Friedrichstal, 16. April 1940

Gestern, am Nachmittag, brach ein Föhnwind in das Rheintal ein, der mich indessen nicht wie sonst bedrückte, sondern belebte und erheiterte. Der Auwald erschien mir in der klaren Luft so königlich - das junge Gras durchsichtig, smaragden leuchtend, und die Pappeln als helle, schlanke Schäfte, in denen Anmut wohnt und deren hoher Wuchs den Menschen, der unter ihnen wandelt, mit Stolz begabt. Die ersten Schwalben spielten in den noch kahlen Kronen, die Enten strichen zu Paaren aus dem Röhricht der stillen Tümpel ab, das Bläshuhn tauchte leise in ihre Tiefe ein.

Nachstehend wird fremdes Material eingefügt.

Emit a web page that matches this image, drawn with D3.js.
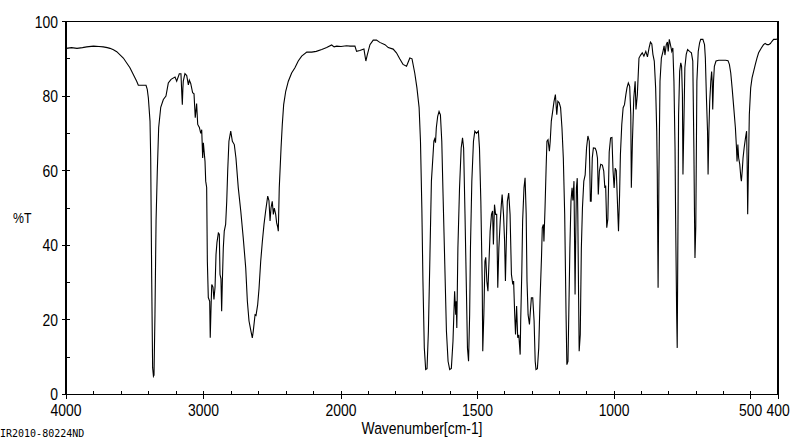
<!DOCTYPE html>
<html>
<head>
<meta charset="utf-8">
<script src="https://cdn.jsdelivr.net/npm/d3@7"></script>
<style>
  html, body { margin: 0; padding: 0; background: #fff; }
  svg { display: block; }
</style>
</head>
<body>
<svg id="chart" width="800" height="441"></svg>
<script>
// ---- data ----
const wavenumbers = [3998,3960,3920,3880,3850,3800,3760,3729,3700,3680,3655,3631,3583,3535,3486,3474,3418,3409,3401,3389,3384,3377,3370,3364,3360,3353,3345,3336,3326,3311,3292,3273,3256,3236,3207,3195,3176,3164,3157,3154,3150,3147,3135,3122,3110,3103,3093,3079,3069,3060,3050,3042,3030,3020,3013,3006,3001,2989,2984,2977,2972,2965,2955,2951,2945,2940,2931,2924,2916,2909,2902,2892,2885,2880,2873,2868,2863,2856,2849,2839,2831,2824,2815,2802,2790,2776,2764,2747,2729,2711,2693,2681,2669,2655,2645,2638,2625,2618,2606,2596,2584,2572,2560,2548,2533,2524,2516,2509,2500,2492,2485,2475,2468,2460,2456,2449,2436,2427,2417,2402,2383,2359,2335,2311,2286,2249,2213,2180,2140,2104,2068,2050,2031,2000,1980,1967,1949,1943,1931,1916,1909,1904,1894,1882,1870,1858,1839,1827,1809,1797,1785,1773,1760,1748,1740,1730,1722,1714,1709,1704,1700,1695,1690,1685,1680,1675,1669,1663,1660,1657,1654,1651,1646,1641,1636,1631,1627,1620,1614,1608,1602,1596,1590,1584,1580,1578,1576,1572,1566,1560,1555,1551,1546,1541,1537,1533,1529,1526,1521,1515,1510,1504,1497,1493,1488,1483,1481,1477,1473,1470,1466,1462,1459,1454,1449,1445,1442,1438,1434,1430,1426,1422,1417,1413,1410,1405,1401,1398,1395,1391,1386,1381,1376,1371,1368,1364,1361,1357,1353,1349,1344,1342,1338,1335,1330,1326,1322,1319,1315,1310,1307,1303,1298,1293,1289,1286,1281,1276,1271,1266,1263,1259,1257,1253,1249,1246,1242,1237,1234,1230,1225,1220,1215,1210,1206,1201,1196,1191,1186,1181,1176,1173,1169,1166,1162,1158,1154,1151,1147,1143,1141,1138,1135,1133,1130,1128,1124,1120,1116,1111,1106,1101,1096,1091,1087,1084,1080,1076,1069,1065,1061,1058,1054,1049,1043,1038,1034,1031,1027,1023,1018,1013,1008,1004,1000,996,992,988,984,980,977,972,967,962,957,953,948,943,939,937,933,928,923,920,915,909,903,897,891,884,878,872,867,862,858,853,848,844,842,839,836,832,827,821,817,814,809,805,802,798,793,789,785,781,777,775,771,769,766,764,760,756,753,750,748,744,741,736,731,724,717,712,708,706,704,701,697,692,687,683,675,669,666,662,658,656,653,650,646,643,641,639,636,633,627,617,605,592,583,578,573,568,562,556,552,550,547,544,540,536,534,531,528,524,519,515,513,511,508,505,500,495,489,483,477,471,461,453,447,440,434,428,422,416,408,402];
const transmittance = [92.8,93.0,92.8,93.0,93.2,93.4,93.3,93.2,93.0,92.8,92.4,91.9,90.2,87.6,84.0,82.9,82.9,81.8,79.5,73.3,63.5,32.0,7.2,4.9,5.2,21.4,46.5,59.9,71.6,77.0,79.1,80.0,83.5,84.5,85.1,84.0,86.0,86.0,80.0,77.7,82.0,84.0,86.0,85.5,83.0,84.3,83.4,80.9,80.6,74.2,78.0,72.4,71.6,70.0,71.0,63.4,67.5,62.5,57.2,55.5,35.7,26.0,25.0,15.2,23.5,29.5,28.8,25.5,28.8,37.5,40.8,43.3,43.0,32.2,31.0,22.3,30.0,39.3,43.8,45.6,51.8,59.9,67.9,70.6,67.9,67.0,63.4,55.4,49.2,42.0,34.0,25.0,19.7,17.0,15.2,17.0,21.4,21.2,24.1,28.5,35.7,41.0,45.6,49.2,53.2,52.0,46.5,50.0,51.8,48.3,50.0,48.3,46.0,44.8,43.8,55.4,66.1,72.4,77.7,81.3,84.0,86.2,87.6,89.4,90.7,91.8,91.8,92.0,92.5,93.0,93.7,93.2,93.4,93.3,93.5,93.4,93.4,92.0,92.2,92.6,89.4,91.0,93.8,95.0,95.0,94.4,93.8,93.0,92.6,91.6,90.0,88.5,88.0,90.2,90.0,86.2,82.2,76.9,67.9,50.0,30.4,12.5,6.7,6.9,17.0,34.9,57.2,64.3,67.9,68.5,67.5,71.5,74.6,75.9,75.0,67.9,55.4,34.9,17.0,8.9,6.7,7.0,14.3,27.7,21.4,25.0,17.8,39.3,55.4,66.1,68.8,66.0,48.3,28.6,12.5,8.9,21.4,39.3,57.2,67.9,70.6,70.0,70.6,66.1,51.8,30.4,11.6,21.4,35.7,36.8,30.4,27.7,33.9,43.8,48.3,49.2,40.2,50.9,48.3,48.3,28.6,39.3,46.5,50.9,53.6,48.3,41.0,30.4,40.0,51.8,54.0,48.3,32.2,29.5,30.4,21.4,16.1,23.7,15.2,16.0,10.7,20.0,33.0,46.5,55.4,58.1,48.3,30.4,21.4,18.8,22.0,25.9,25.9,19.7,8.9,6.7,6.9,12.5,25.9,36.6,44.7,45.6,41.0,50.0,60.7,67.9,68.3,65.2,67.9,73.3,75.9,78.6,80.4,75.0,78.6,78.2,76.9,71.5,63.4,48.3,21.4,8.0,8.9,21.4,39.3,51.8,55.4,52.0,57.2,26.8,40.0,55.4,58.0,48.3,25.9,11.6,16.0,39.3,50.0,57.2,58.9,66.1,69.3,67.9,51.8,51.8,63.4,66.1,66.0,65.2,63.4,53.6,59.9,61.7,61.5,59.9,55.4,56.0,44.7,47.0,65.0,68.8,68.9,60.0,55.4,60.7,60.0,51.8,43.8,53.6,64.3,72.4,76.9,77.7,80.4,82.2,83.5,82.6,75.0,55.4,67.9,79.5,84.0,76.4,80.4,90.2,91.0,91.6,90.7,92.0,90.5,92.9,94.5,94.0,91.2,89.4,82.2,70.6,59.0,28.6,59.0,84.0,90.2,92.0,93.5,91.0,93.8,94.5,92.0,95.2,93.5,92.0,92.9,84.0,66.1,48.3,21.4,12.5,48.3,75.0,86.7,88.9,88.0,80.4,59.0,75.0,87.6,91.2,92.5,92.0,91.6,89.4,66.1,50.0,36.6,45.0,84.0,92.0,94.3,95.2,95.2,93.8,90.2,79.5,70.6,59.0,70.6,78.6,84.0,86.6,84.0,76.4,84.0,88.0,89.4,89.6,89.6,89.6,89.5,88.5,86.2,82.2,76.9,71.5,66.1,62.5,67.0,63.4,61.7,58.1,57.2,59.9,63.4,66.1,68.8,70.6,62.5,48.3,62.0,75.0,82.2,84.9,86.7,88.5,90.2,91.6,92.9,93.8,94.1,93.8,93.8,94.1,94.7,95.2,95.2,95.3];

const xBreaks = [4000, 2000, 400];           // split wavenumber scale
const xMajorTicks = [4000, 3000, 2000, 1500, 1000, 500, 400];
const xMinorTicks = [3800,3600,3400,3200,2800,2600,2400,2200,1900,1800,1700,1600,1400,1300,1200,1100,900,800,700,600];
const yMajorTicks = [0, 20, 40, 60, 80, 100];
const yMinorTicks = [10, 30, 50, 70, 90];
const xLabel = "Wavenumber[cm-1]";
const yLabel = "%T";
const footnote = "IR2010-80224ND";

// ---- layout ----
const svg = d3.select("#chart");
const L = 66, R = 778, T = 21.5, B = 394.5;
const x = d3.scaleLinear().domain(xBreaks).range([L, 341, R]);
const y = d3.scaleLinear().domain([0, 100]).range([B, T]);

const font = "'Liberation Sans', Arial, sans-serif";
function label(g, px, py, txt, anchor, size) {
  g.append("text")
    .attr("transform", `translate(${px},${py}) scale(0.82,1)`)
    .attr("text-anchor", anchor)
    .attr("font-family", font)
    .attr("font-size", size)
    .attr("fill", "#000")
    .text(txt);
}

// frame
svg.append("rect")
  .attr("x", L).attr("y", T)
  .attr("width", R - L).attr("height", B - T)
  .attr("fill", "none").attr("stroke", "#000").attr("stroke-width", 1.3)
  .attr("shape-rendering", "crispEdges");

const axes = svg.append("g").attr("stroke", "#000").attr("stroke-width", 1)
  .attr("shape-rendering", "crispEdges");

// y ticks
yMajorTicks.forEach(v => {
  axes.append("line").attr("x1", L - 4).attr("x2", L + 4).attr("y1", y(v)).attr("y2", y(v));
});
yMinorTicks.forEach(v => {
  axes.append("line").attr("x1", L).attr("x2", L + 4).attr("y1", y(v)).attr("y2", y(v));
});
// x ticks
xMajorTicks.forEach(v => {
  axes.append("line").attr("x1", x(v)).attr("x2", x(v)).attr("y1", B - 4).attr("y2", B + 4);
});
xMinorTicks.forEach(v => {
  axes.append("line").attr("x1", x(v)).attr("x2", x(v)).attr("y1", B - 4).attr("y2", B);
});

const labels = svg.append("g");
yMajorTicks.forEach(v => label(labels, 58, y(v) + (v === 0 ? 5 : 6), String(v), "end", 17));
xMajorTicks.forEach(v => label(labels, x(v), 416, String(v), "middle", 17));
label(labels, 13, 223, yLabel, "start", 15);
label(labels, (L + R) / 2, 434, xLabel, "middle", 17);

svg.append("text")
  .attr("x", 0).attr("y", 437)
  .attr("font-family", "'DejaVu Sans Mono', monospace")
  .attr("font-size", 10)
  .attr("fill", "#000")
  .text(footnote);

// spectrum
const pts = wavenumbers.map((w, i) => [w, transmittance[i]]);
const line = d3.line().x(d => x(d[0])).y(d => y(d[1]));
svg.append("path")
  .datum(pts)
  .attr("d", line)
  .attr("fill", "none")
  .attr("stroke", "#000")
  .attr("stroke-width", 1.1)
  .attr("stroke-linejoin", "miter");
</script>
</body>
</html>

Um elf Uhr wurden wir abgelöst und marschierten bei hellem Mondschein bis Baaden-Oos, wo wir in einer Kaserne übernachteten. Bei Tagesanbruch fuhren wir mit der Bahn nach Bruchsal und erreichten von dort bei strömenden Regen die auf vier kleine Orte verteilte Unterkunft. Zwei Kompanien, darunter die meine, bezogen Quartier in Friedrichstal, einem der Haupplätze der badischen Tabakkultur. Ich kam im oberen Stockwerk einer kleinen Villa unter, die einem Zigarrenfabrikanten gehört, in einem Zimmer, von dessen Fenstern man einen schönen Ausblick auf die Hardt geniesst.

Wir werden hier einige Wochen in Ruhe liegen und ausbilden.